With respect to the DOJ Business Review process, while there has been expedited treatment for collaborations directly related to COVID, the “traditional” Business Review process tends to be lengthy (it can regularly take up to 6 months or more to get through the entire process) and complicated. Applicants for a Business Review letter must make a complete disclosure of all the necessary information about the agreement or collaboration for which a review is requested. This requires background information about the parties and industry, copies of any/all operative documents, detailed statements of any/all collateral oral understandings, and any additional information the Division requests. Depending on how the Division responds, it doesn’t necessarily result in any guarantees about what the Division will or will not do if the described conduct/collaboration goes forward. One other big downside is that the process is truly prospective––that is, it requires that the parties not start their proposed activities until after the Division responds.

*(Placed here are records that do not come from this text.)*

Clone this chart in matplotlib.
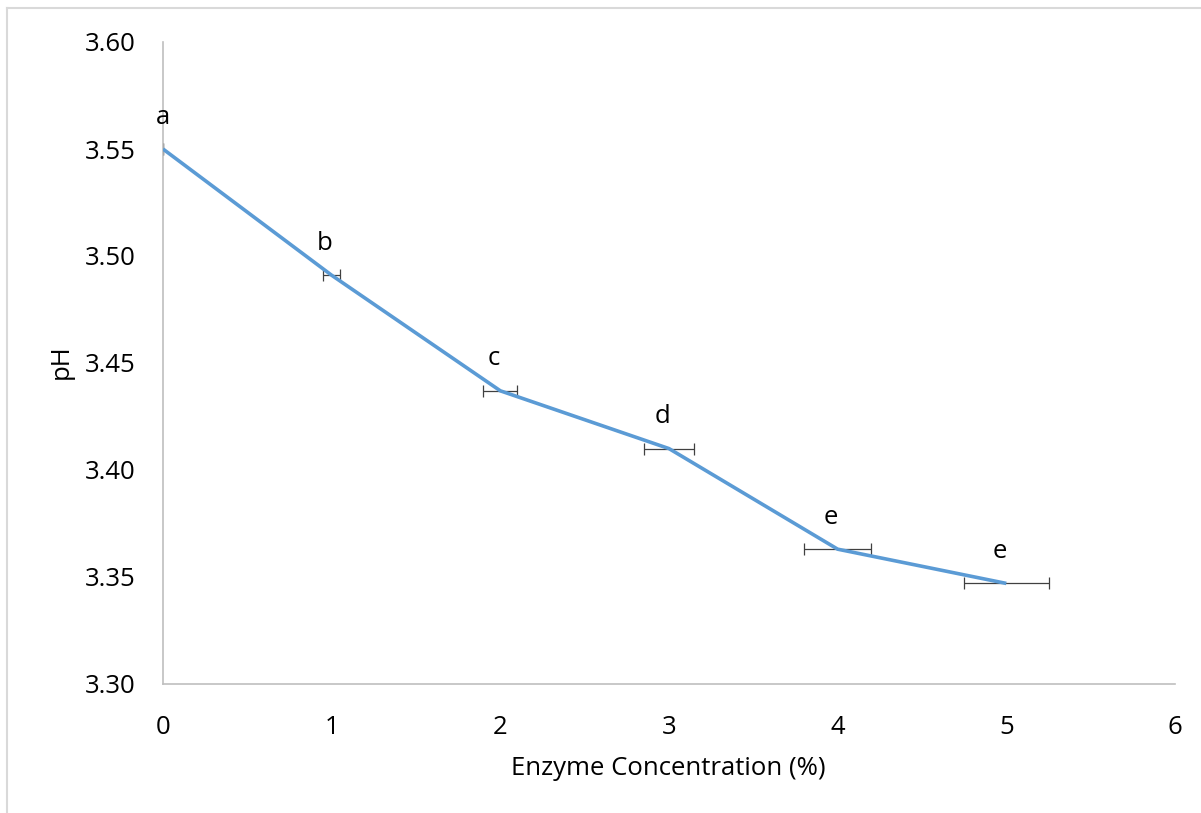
import matplotlib
matplotlib.use("Agg")
import matplotlib.pyplot as plt
from matplotlib.lines import Line2D

# Enzyme concentration (%) and measured pH
concentration = [0, 1, 2, 3, 4, 5]
ph_values = [3.550, 3.491, 3.437, 3.410, 3.363, 3.347]
x_error = [0.0, 0.05, 0.10, 0.15, 0.20, 0.25]
group_letters = ["a", "b", "c", "d", "e", "e"]

x_ticks = [0, 1, 2, 3, 4, 5, 6]
y_ticks = [3.30, 3.35, 3.40, 3.45, 3.50, 3.55, 3.60]

plt.rcParams["font.family"] = ["Open Sans", "DejaVu Sans"]
FS = 18.5

W, H = 1201, 813
fig = plt.figure(figsize=(W / 100, H / 100), dpi=100)
ax = fig.add_axes([163 / W, 1 - 684 / H, (1175 - 163) / W, (684 - 42) / H])

# light frame around the chart area (top and left edges)
frame_col = "#d9d9d9"
fig.add_artist(Line2D([7 / W, 1], [1 - 8 / H, 1 - 8 / H], color=frame_col, lw=1.5,
                      transform=fig.transFigure))
fig.add_artist(Line2D([7 / W, 7 / W], [0, 1 - 8 / H], color=frame_col, lw=1.5,
                      transform=fig.transFigure))

ax.errorbar(concentration, ph_values, xerr=x_error, fmt="none", ecolor="#404040",
            elinewidth=0.9, capsize=4, capthick=0.9, zorder=2)
ax.plot(concentration, ph_values, color="#5B9BD5", lw=2.6, zorder=3,
        solid_capstyle="butt")

label_dx = [0, -5, -5, -5, -5, -5]
for x, y, lab, dx in zip(concentration, ph_values, group_letters, label_dx):
    ax.annotate(lab, (x, y), xytext=(dx, 23), textcoords="offset points",
                ha="center", va="center", fontsize=FS, color="#000000")

ax.set_xlim(0, 6)
ax.set_ylim(3.30, 3.60)
ax.set_xticks(x_ticks)
ax.set_yticks(y_ticks)
ax.set_yticklabels([f"{v:.2f}" for v in y_ticks])
ax.tick_params(axis="both", length=0, labelsize=FS, colors="#000000")
ax.tick_params(axis="y", pad=20)
ax.tick_params(axis="x", pad=22)

for side in ["top", "right"]:
    ax.spines[side].set_visible(False)
for side in ["left", "bottom"]:
    ax.spines[side].set_color("#bfbfbf")
    ax.spines[side].set_linewidth(1.2)

ax.set_xlabel("Enzyme Concentration (%)", fontsize=FS)
ax.set_ylabel("pH", fontsize=FS)
ax.xaxis.set_label_coords((668 - 163) / (1175 - 163), -(775 - 684) / (684 - 42))
ax.yaxis.set_label_coords(-(163 - 61) / (1175 - 163), (684 - 362) / (684 - 42))
ax.xaxis.label.set_va("baseline")
ax.yaxis.label.set_va("center")

fig.savefig("out.png", dpi=100)
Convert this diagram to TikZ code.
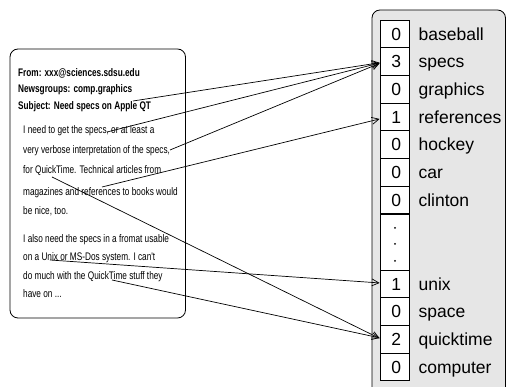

The use of FTC Advisory Opinion process is similarly infrequent, also due to narrow set of conditions under which the Commission or the Commission Staff will actually consider such a request. At the linked document set out, the Commission will only consider an Advisory Opinion when (1) the matter involves a substantial or novel question of fact or law and there is no clear Commission or court precedent, or (2) the subject matter of the request and consequent publication of Commission advice is of significant public interest. The request for an advisory opinion must concern a course of action that the requesting party proposes to pursue. That is, the requesting party must intend to engage in the proposed conduct; hypothetical questions or questions about conduct that is already ongoing will not be answered. Furthermore, a proposed course of action must be sufficiently developed for the Commission or its staff to conclude that it is an actual proposal rather than a mere possibility, and to evaluate the proposal based on the description and supporting information provided with the request. At the same time, however, the parties cannot have started their requested conduct. As you can tell, the scope of this tool is very limited.